In her new book, “Billionaire at the Barricades,” talk-radio host and LifeZette Editor-in-Chief Laura Ingraham describes the scene in Bakersfield, California, where she’d gone to give a speech the day after the release of the 2005 “Access Hollywood” tape, on which Donald Trump engages in crude talk about women with TV host Billy Bush.

Instead of demoralized conservatives and Republicans at the Bakersfield Business Conference on Oct. 8, 2016, Ingraham and Ben Carson, who was also speaking that day, found energetic voters.

Some even told Ingraham to “keep battling” for Trump.

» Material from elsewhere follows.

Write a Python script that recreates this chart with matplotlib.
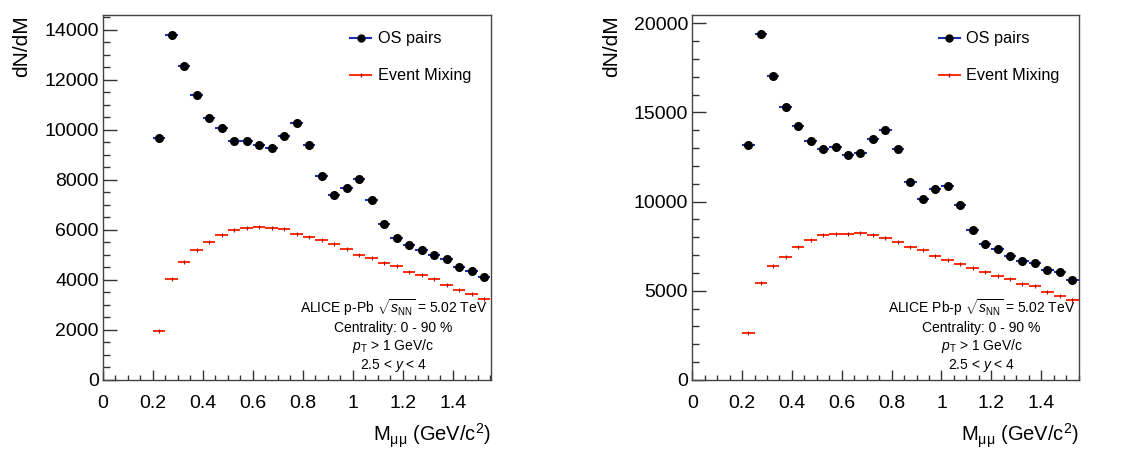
import matplotlib
matplotlib.use('Agg')
from matplotlib import pyplot as plt
from matplotlib.ticker import MultipleLocator

plt.rcParams['font.family'] = ['Liberation Sans', 'DejaVu Sans']
plt.rcParams['mathtext.fontset'] = 'custom'
plt.rcParams['mathtext.rm'] = 'Liberation Sans'
plt.rcParams['mathtext.it'] = 'Liberation Sans:italic'
plt.rcParams['mathtext.bf'] = 'Liberation Sans:bold'

# bin centres (GeV/c^2), bin width 0.05
mass = [0.225, 0.275, 0.325, 0.375, 0.425, 0.475, 0.525, 0.575, 0.625,
        0.675, 0.725, 0.775, 0.825, 0.875, 0.925, 0.975, 1.025, 1.075,
        1.125, 1.175, 1.225, 1.275, 1.325, 1.375, 1.425, 1.475, 1.525]
half_width = 0.025

# p-Pb
os_ppb = [9675, 13790, 12550, 11380, 10460, 10060, 9530, 9535, 9370,
          9260, 9730, 10260, 9370, 8145, 7375, 7665, 8010, 7185,
          6215, 5655, 5390, 5190, 4990, 4830, 4525, 4350, 4125]
em_ppb = [1955, 4045, 4725, 5175, 5495, 5800, 5975, 6055, 6120,
          6080, 6030, 5830, 5710, 5600, 5430, 5230, 4990, 4870,
          4670, 4540, 4300, 4205, 4045, 3805, 3605, 3445, 3245]

# Pb-p
os_pbp = [13185, 19385, 17050, 15295, 14210, 13390, 12940, 13070, 12585,
          12715, 13520, 14025, 12940, 11090, 10160, 10680, 10870, 9785,
          8405, 7600, 7340, 6945, 6665, 6535, 6160, 6030, 5600]
em_pbp = [2615, 5435, 6370, 6910, 7450, 7825, 8140, 8180, 8180,
          8235, 8125, 7955, 7710, 7430, 7300, 6930, 6740, 6500,
          6275, 6030, 5845, 5660, 5380, 5245, 4910, 4685, 4465]

panels = [
    dict(os=os_ppb, em=em_ppb, system='p-Pb', ymax=14580, ymaj=2000, ymin=500,
         rect=[0.0918, 0.1556, 0.3458, 0.8111]),
    dict(os=os_pbp, em=em_pbp, system='Pb-p', ymax=20460, ymaj=5000, ymin=1000,
         rect=[0.6170, 0.1556, 0.3447, 0.8111]),
]

fig = plt.figure(figsize=(11.22, 4.5), dpi=100)

for p in panels:
    ax = fig.add_axes(p['rect'])

    ax.errorbar(mass, p['em'], xerr=half_width, fmt='none', ecolor='#ff2a0a',
                elinewidth=1.4, capsize=0, zorder=2)
    ax.plot(mass, p['em'], ls='none', marker='|', ms=3, mew=0.8,
            color='#a01000', zorder=3)
    ax.errorbar(mass, p['os'], xerr=half_width, fmt='none', ecolor='#1a2fb0',
                elinewidth=1.5, capsize=0, zorder=4)
    ax.plot(mass, p['os'], ls='none', marker='o', ms=5.5, color='black', zorder=5)

    # legend proxies
    ax.plot([], [], color='#1a2fb0', lw=1.5, marker='o', ms=5, mfc='black',
            mec='black', label='OS pairs')
    ax.plot([], [], color='#ff2a0a', lw=1.4, marker='|', ms=3, mec='#a01000',
            label='Event Mixing')
    handles, labels = ax.get_legend_handles_labels()
    ax.legend(handles, labels, loc='upper left', bbox_to_anchor=(0.637, 0.955),
              frameon=False, fontsize=11.7, handlelength=1.3, handletextpad=0.4,
              labelspacing=1.35, borderpad=0, borderaxespad=0)

    ax.set_xlim(0, 1.552)
    ax.set_ylim(0, p['ymax'])
    ax.xaxis.set_major_locator(MultipleLocator(0.2))
    ax.xaxis.set_minor_locator(MultipleLocator(0.05))
    ax.yaxis.set_major_locator(MultipleLocator(p['ymaj']))
    ax.yaxis.set_minor_locator(MultipleLocator(p['ymin']))
    ax.set_xticks([0, 0.2, 0.4, 0.6, 0.8, 1.0, 1.2, 1.4])
    ax.set_xticklabels(['0', '0.2', '0.4', '0.6', '0.8', '1', '1.2', '1.4'])

    ax.tick_params(axis='both', which='both', direction='in', colors='#333333',
                   labelcolor='black', labelsize=14)
    ax.tick_params(axis='x', which='major', length=7.5, width=1, pad=11)
    ax.tick_params(axis='x', which='minor', length=3.8, width=1)
    ax.tick_params(axis='y', which='major', length=10, width=1, pad=3)
    ax.tick_params(axis='y', which='minor', length=5, width=1)
    for s in ax.spines.values():
        s.set_color('#444444')
        s.set_linewidth(1.0)

    ax.set_ylabel('dN/dM', fontsize=15, loc='top')
    ax.yaxis.set_label_coords(-0.185, 1.0)
    ax.set_xlabel(r'M$_{\rm μμ}$ (GeV/c$^{\rm 2}$)', fontsize=14.5, loc='right')
    ax.xaxis.set_label_coords(1.0, -0.115)

    info = [r'ALICE ' + p['system'] + r' $\sqrt{s_{\rm NN}}$ = 5.02 TeV',
            'Centrality: 0 - 90 %',
            r'$p_{\rm T}$ > 1 GeV/c',
            r'2.5 < $y$ < 4']
    for txt, yy in zip(info, [0.197, 0.142, 0.094, 0.041]):
        ax.text(0.748, yy, txt, transform=ax.transAxes, ha='center',
                va='center', fontsize=10)

plt.savefig('out.png', dpi=100)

It was not what she’d been expecting.

“Given the sordid news of the past 24 hours, my excitement about appearing before thousands of Republicans a month before the election turned to dread,” Ingraham writes. “Of course there was no defending the Trump comments, which I found personally reprehensible and disgusting … My main task during my 30-minute presentation was to keep everyone focused on the prize — keeping Hillary Clinton from the presidency and electing someone who could implement the conservative populist reforms we needed. If I revealed even a hint of my concern about the current mess, the audience would sense it and become demoralized.”

Ingraham saw Carson on her way to the stage to give her speech.

“Never a dull moment,” he quipped.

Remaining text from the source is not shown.